Readiymate hits Kickstarter: ghost of Nabaztag lives on

Remember Nabaztag, the Wi-Fi connected rabbit that wiggled its ears and flashed when you got new email? Although it never quite lived up to its billing as the harbinger of a new connected revolution, the cute-but-baffling bot was one of the earliest examples of the Internet of Things reaching the consumer market.

Now one of the creators of that brilliant bunny, Olivier Mével, is back with a new spin on the same idea — and a Kickstarter project to get it made.

The scheme, called ReaDIYmate, is essentially internet-friendly papercraft. You put a little toy together with a few origami folds, hook it up to a web bridge and tell it what you want them to do.

Right now the system’s reactions are limited: your little chum can move around or play a song whenever a trigger event takes place on the internet. The system has access to a variety of web service APIs so that it can react to a range of things: when you get a like on Facebook, for example, or when a particular user sends you a message in Gmail. Other services already hooked up include Twitter, Foursquare and If This, Then That — which can potentially act as a bridge to a wider number of sites.

Mével and his team in Paris — working under the banner of “The People’s Republic of Interactive Things — have been working on ReaDIYmate for some time, and since launching quietly at the end of last week they’re already more than a quarter of the way to their $ 25,000 goal.
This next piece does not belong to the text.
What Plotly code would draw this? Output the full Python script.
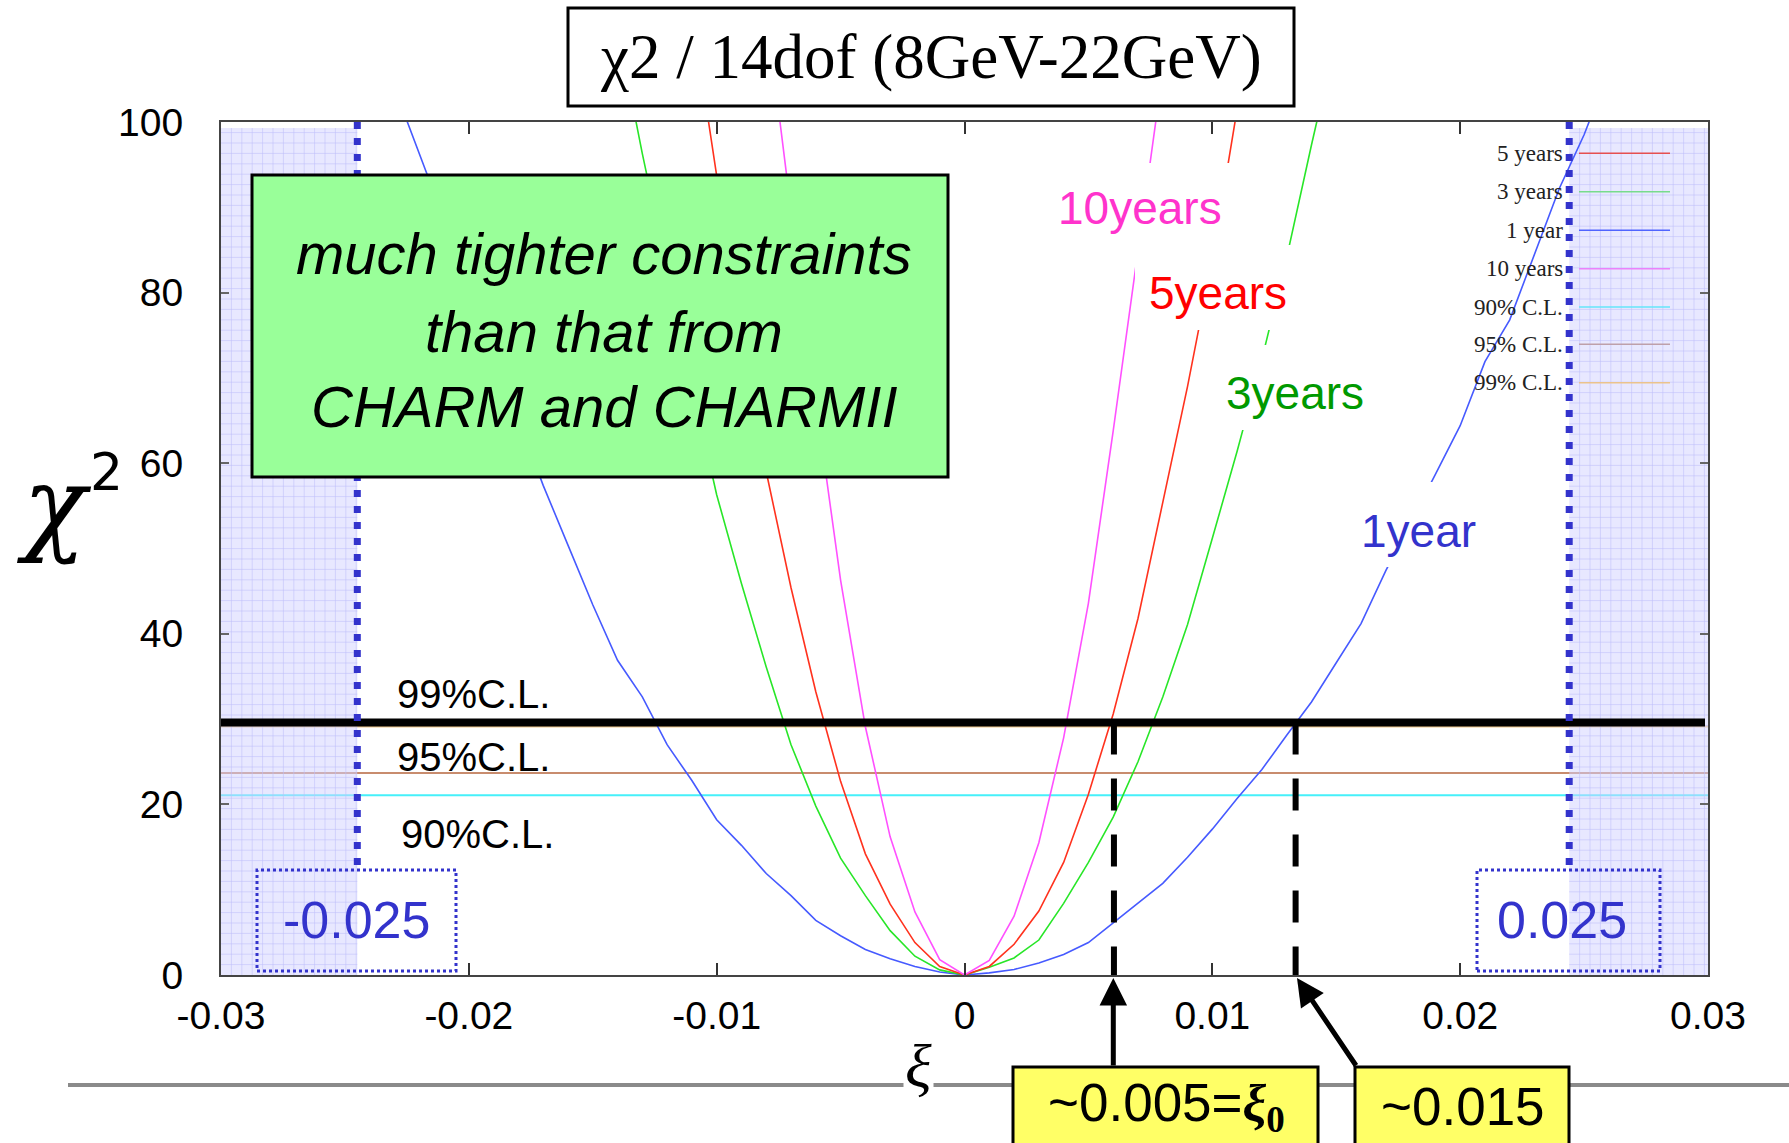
import numpy as np
import plotly.graph_objects as go

# ---------------- data ----------------
XI_1Y = [-0.023, -0.022, -0.021, -0.020, -0.019, -0.018, -0.017, -0.016, -0.015, -0.014,
         -0.013, -0.012, -0.011, -0.010, -0.009, -0.008, -0.007, -0.006, -0.005, -0.004,
         -0.003, -0.002, -0.001, 0.0, 0.001, 0.002, 0.003, 0.004, 0.005, 0.006, 0.007,
         0.008, 0.009, 0.010, 0.011, 0.012, 0.013, 0.014, 0.015, 0.016, 0.017, 0.018,
         0.019, 0.020, 0.021, 0.022, 0.023, 0.024, 0.025, 0.026]
CHI_1Y = [104.0, 96.4, 88.6, 80.8, 73.0, 65.2, 57.4, 50.4, 43.4, 36.9,
          32.6, 27.0, 22.8, 18.2, 15.2, 11.9, 9.3, 6.4, 4.6, 3.0,
          1.9, 1.0, 0.35, 0.0, 0.25, 0.65, 1.4, 2.4, 3.8, 6.1, 8.4,
          10.75, 13.8, 17.1, 20.7, 24.1, 28.1, 32.0, 36.6, 41.2, 47.4, 53.0,
          58.7, 64.4, 71.9, 76.8, 84.5, 92.2, 98.5, 106.0]

XI_3Y = [-0.014, -0.013, -0.012, -0.011, -0.010, -0.009, -0.008, -0.007, -0.006, -0.005,
         -0.004, -0.003, -0.002, -0.001, 0.0, 0.001, 0.002, 0.003, 0.004, 0.005, 0.006,
         0.007, 0.008, 0.009, 0.010, 0.011, 0.012, 0.013, 0.014, 0.015]
CHI_3Y = [111.0, 96.3, 82.6, 69.2, 56.3, 45.9, 36.1, 27.0, 19.8, 13.7,
          9.3, 5.2, 2.2, 0.6, 0.0, 0.9, 2.0, 4.1, 8.4, 13.2, 18.5,
          25.0, 32.6, 41.1, 51.2, 61.4, 72.2, 84.1, 97.3, 110.0]

XI_5Y = [-0.011, -0.010, -0.009, -0.008, -0.007, -0.006, -0.005, -0.004, -0.003, -0.002,
         -0.001, 0.0, 0.001, 0.002, 0.003, 0.004, 0.005, 0.006, 0.007, 0.008, 0.009,
         0.010, 0.011]
CHI_5Y = [113.0, 93.7, 76.3, 59.0, 45.4, 33.2, 22.7, 14.2, 8.3, 3.8,
          1.0, 0.0, 1.0, 3.6, 7.5, 13.2, 21.2, 30.6, 41.8, 55.4, 69.0,
          83.9, 101.5]

XI_10Y = [-0.008, -0.007, -0.006, -0.005, -0.004, -0.003, -0.002, -0.001, 0.0,
          0.001, 0.002, 0.003, 0.004, 0.005, 0.006, 0.007, 0.008]
CHI_10Y = [113.0, 89.6, 67.3, 46.3, 29.1, 16.2, 7.4, 1.8, 0.0,
           1.7, 6.9, 15.5, 27.8, 43.6, 63.8, 84.8, 106.0]

CL_NAMES = ["90% C.L.", "95% C.L.", "99% C.L."]
CL_LEVELS = [21.06, 23.68, 29.14]
CL_TEXT = ["90%C.L.", "95%C.L.", "99%C.L."]

X_TICKS = [-0.03, -0.02, -0.01, 0.0, 0.01, 0.02, 0.03]
X_TICKTEXT = ["-0.03", "-0.02", "-0.01", "0", "0.01", "0.02", "0.03"]
Y_TICKS = [0, 20, 40, 60, 80, 100]

LIMITS = [-0.0245, 0.0244]          # blue dotted limit lines
LIMIT_TEXT = ["-0.025", "0.025"]
CUT_XI = [0.00603, 0.01336]          # dashed crossing lines
CUT_LEVEL = 29.6                     # thick black 99% bar

# ---------------- geometry helpers ----------------
W, H = 1789, 1143
L, R, T, B = 221, 1708, 122, 975
XMIN, XMAX, YMIN, YMAX = -0.03, 0.03, 0.0, 100.0


def dx(px):
    return XMIN + (px - L) / (R - L) * (XMAX - XMIN)


def dy(py):
    return YMIN + (B - py) / (B - T) * (YMAX - YMIN)


def pxp(px):
    return (px - L) / (R - L)


def pyp(py):
    return (B - py) / (B - T)


NARROW = "Liberation Sans, Arial, sans-serif"
SERIF = "Liberation Serif, Times New Roman, serif"
BLUE_TXT = "rgb(51,51,204)"

fig = go.Figure()

# C.L. lines (under shading)
cl_colors = ["rgb(70,240,250)", "rgb(200,140,110)", "rgb(240,200,140)"]
for name, lvl, col in zip(CL_NAMES, CL_LEVELS, cl_colors):
    fig.add_trace(go.Scatter(x=[XMIN, XMAX], y=[lvl, lvl], mode="lines",
                             line=dict(color=col, width=2), name=name,
                             showlegend=False, hoverinfo="skip"))

# shaded excluded regions + grid
shade_top = dy(128)
for xa, xb in [(XMIN, LIMITS[0]), (LIMITS[1], XMAX)]:
    fig.add_trace(go.Scatter(x=[xa, xb, xb, xa, xa], y=[0, 0, shade_top, shade_top, 0],
                             mode="lines", fill="toself", fillcolor="rgba(210,210,255,0.5)",
                             line=dict(width=0), showlegend=False, hoverinfo="skip"))
    gx, gy = [], []
    step_x = 10.4 / (R - L) * (XMAX - XMIN)
    step_y = 10.4 / (B - T) * (YMAX - YMIN)
    for v in np.arange(xa + step_x, xb, step_x):
        gx += [v, v, None]
        gy += [0, shade_top, None]
    for v in np.arange(step_y, shade_top, step_y):
        gx += [xa, xb, None]
        gy += [v, v, None]
    fig.add_trace(go.Scatter(x=gx, y=gy, mode="lines",
                             line=dict(color="rgba(190,190,250,0.55)", width=1),
                             showlegend=False, hoverinfo="skip"))

# curves
curves = [
    ("1 year", XI_1Y, CHI_1Y, "rgb(70,90,255)"),
    ("3 years", XI_3Y, CHI_3Y, "rgb(40,230,40)"),
    ("5 years", XI_5Y, CHI_5Y, "rgb(255,50,30)"),
    ("10 years", XI_10Y, CHI_10Y, "rgb(255,80,255)"),
]
for name, xs, ys, col in curves:
    fig.add_trace(go.Scatter(x=xs, y=ys, mode="lines", name=name,
                             line=dict(color=col, width=1.6), showlegend=False))

# thick black 99% bar
fig.add_trace(go.Scatter(x=[XMIN, dx(1705)], y=[CUT_LEVEL, CUT_LEVEL], mode="lines",
                         line=dict(color="black", width=8), showlegend=False, hoverinfo="skip"))
# dashed verticals
for xv in CUT_XI:
    fig.add_trace(go.Scatter(x=[xv, xv], y=[CUT_LEVEL, 0], mode="lines",
                             line=dict(color="black", width=6, dash="32px,24px"),
                             showlegend=False, hoverinfo="skip"))
# blue dotted limit lines
for xv in LIMITS:
    fig.add_trace(go.Scatter(x=[xv, xv], y=[100, dy(868)], mode="lines",
                             line=dict(color="rgb(51,51,204)", width=7, dash="7px,9px"),
                             showlegend=False, hoverinfo="skip"))

shapes = []
annotations = []


def ann(x, y, text, font, xref="paper", yref="paper", **kw):
    d = dict(xref=xref, yref=yref, x=x, y=y, text=text, showarrow=False,
             xanchor="center", yanchor="middle", font=font)
    d.update(kw)
    annotations.append(d)


# white backgrounds behind curve labels
for (x0, x1, y0, y1) in [(1055, 1250, 163, 245), (1135, 1300, 245, 330),
                         (1220, 1370, 345, 430), (1355, 1480, 482, 567)]:
    shapes.append(dict(type="rect", xref="x", yref="y", x0=dx(x0), x1=dx(x1),
                       y0=dy(y1), y1=dy(y0), fillcolor="white", line=dict(width=0),
                       layer="above"))

# green text box
shapes.append(dict(type="rect", xref="x", yref="y", x0=dx(252), x1=dx(948),
                   y0=dy(477), y1=dy(175), fillcolor="#99ff99",
                   line=dict(color="black", width=3), layer="above"))
# dotted limit boxes
for (x0, x1) in [(257, 456), (1477, 1660)]:
    shapes.append(dict(type="rect", xref="x", yref="y", x0=dx(x0), x1=dx(x1),
                       y0=dy(971), y1=dy(870), fillcolor="rgba(0,0,0,0)",
                       line=dict(color="rgb(51,51,204)", width=3, dash="dot"),
                       layer="above"))

# legend sample lines (gnuplot style key)
key_rows = [153.3, 191.7, 230.3, 268.7, 307.0, 344.3, 382.7]
key_names = ["5 years", "3 years", "1 year", "10 years", "90% C.L.", "95% C.L.", "99% C.L."]
key_cols = ["rgb(230,80,80)", "rgb(120,220,140)", "rgb(80,100,255)", "rgb(235,130,250)",
            "rgb(100,230,250)", "rgb(190,160,170)", "rgb(235,195,140)"]
for row, name, col in zip(key_rows, key_names, key_cols):
    shapes.append(dict(type="line", xref="x", yref="y", x0=dx(1579), x1=dx(1670),
                       y0=dy(row), y1=dy(row), line=dict(color=col, width=1.5),
                       layer="above"))
    ann(dx(1565), dy(row), name, dict(family=SERIF, size=23, color="#222"),
        xref="x", yref="y", xanchor="right")

# title box
shapes.append(dict(type="rect", xref="paper", yref="paper", x0=pxp(568), x1=pxp(1294),
                   y0=pyp(106), y1=pyp(8), fillcolor="white",
                   line=dict(color="black", width=3), layer="above"))
# grey rule under axis
shapes.append(dict(type="line", xref="paper", yref="paper", x0=pxp(68), x1=pxp(1789),
                   y0=pyp(1085), y1=pyp(1085), line=dict(color="#8a8a8a", width=4),
                   layer="above"))
# yellow boxes
for (x0, x1) in [(1013, 1318), (1355, 1569)]:
    shapes.append(dict(type="rect", xref="paper", yref="paper", x0=pxp(x0), x1=pxp(x1),
                       y0=pyp(1160), y1=pyp(1067), fillcolor="#ffff66",
                       line=dict(color="black", width=3), layer="above"))

# title text
ann(pxp(931), pyp(57), "χ2 / 14dof (8GeV-22GeV)", dict(family=SERIF, size=63, color="black"))
# green box text
for txt, yy in [("much tighter constraints", 253), ("than that from", 331),
                ("CHARM and CHARMII", 406)]:
    ann(dx(604), dy(yy), "<i>" + txt + "</i>", dict(family=NARROW, size=58, color="black"),
        xref="x", yref="y")
# curve labels
for txt, cx, cy, col in [("10years", 1140, 208, "rgb(255,51,204)"),
                         ("5years", 1218, 293, "rgb(255,0,0)"),
                         ("3years", 1295, 393, "rgb(0,153,0)"),
                         ("1year", 1418, 531, BLUE_TXT)]:
    ann(dx(cx), dy(cy), txt, dict(family=NARROW, size=46, color=col), xref="x", yref="y")
# C.L. labels
for txt, cx, cy in zip(CL_TEXT, [477, 473, 473], [834, 757, 694]):
    ann(dx(cx), dy(cy), txt, dict(family=NARROW, size=40, color="black"), xref="x", yref="y")
# limit texts
for txt, cx in zip(LIMIT_TEXT, [356, 1562]):
    ann(dx(cx), dy(920), txt, dict(family=NARROW, size=52, color=BLUE_TXT), xref="x", yref="y")
# axis titles
ann(pxp(54), pyp(505), "<i>χ</i>", dict(family="DejaVu Serif, serif", size=104, color="black"))
ann(pxp(106), pyp(472), "2", dict(family="DejaVu Sans, sans-serif", size=52, color="black"))
ann(pxp(918), pyp(1066), "<i>ξ</i>", dict(family=SERIF, size=62, color="black"),
    bgcolor="white")
# yellow box texts
ann(pxp(1166), pyp(1106),
    '~0.005=<span style="font-family:Liberation Serif"><b><i>ξ</i></b><sub><b>0</b></sub></span>',
    dict(family=NARROW, size=53, color="black"))
ann(pxp(1463), pyp(1106), "~0.015", dict(family=NARROW, size=53, color="black"))
# arrows
for tipx, tailx in [(1113.3, 1113.3), (1297, 1357)]:
    annotations.append(dict(xref="paper", yref="paper", x=pxp(tipx), y=pyp(978),
                            ax=tailx - tipx, ay=1067 - 978, text="", showarrow=True,
                            arrowhead=2, arrowsize=1.1, arrowwidth=5, arrowcolor="black",
                            standoff=0, startstandoff=0))

fig.update_layout(
    width=W, height=H, autosize=False,
    margin=dict(l=L, r=W - R, t=T, b=H - B),
    paper_bgcolor="white", plot_bgcolor="white",
    shapes=shapes, annotations=annotations, showlegend=False,
    xaxis=dict(range=[XMIN, XMAX], tickvals=X_TICKS, ticktext=X_TICKTEXT,
               ticks="inside", ticklen=12, tickwidth=1.5, tickcolor="#333",
               showline=True, linecolor="#444", linewidth=2, mirror="ticks",
               showgrid=False, zeroline=False, ticklabelstandoff=5,
               tickfont=dict(family=NARROW, size=39, color="black")),
    yaxis=dict(range=[YMIN, YMAX], tickvals=Y_TICKS,
               ticks="inside", ticklen=8, tickwidth=1.5, tickcolor="#666",
               showline=True, linecolor="#444", linewidth=2, mirror="ticks",
               showgrid=False, zeroline=False, ticklabelstandoff=28,
               tickfont=dict(family=NARROW, size=39, color="black")),
)

fig.write_html("out.html")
The ReaDIYmate is not cheap (you have to pledge at least $ 100 to get any mechanical parts) but then again Kickstarter is not just about pre-ordering: it’s about buying into an idea. And these little guys are fun. Just watch how you can control one using an iPhone.

reaDIYmate – real-time remote control over the Internet from reaDIYmate on Vimeo.

Kickstarter has become something of a hub for projects for creating internet-connected devices, the best example probably being Twine, an idea that spun out of MIT. It raised more than $ 500,000 from nearly 4,000 people to build the “Supermechanical” — a device to get inanimate objects texting, tweeting or emailing — and it’s being manufactured as we speak.

Mével says that ReaDIYmate is a build-it-yourself product that can be constructed in 10 minutes, but is expandable and enhanceable for anybody who wants to take it further.

“We believe it’s very important to have an approach where you end up with something cool and satisfactory very rapidly that serves as a starting point to create your own,” he told me by email. “Depending on your skill, your expertise or the time you want to spend, you can create a new form or change what the object does.”

“Our dream is to enable everyone to build interactive objects connected to the web,” he adds. “We are used to User Generated Content. We think that now is the time for User Generated Things.”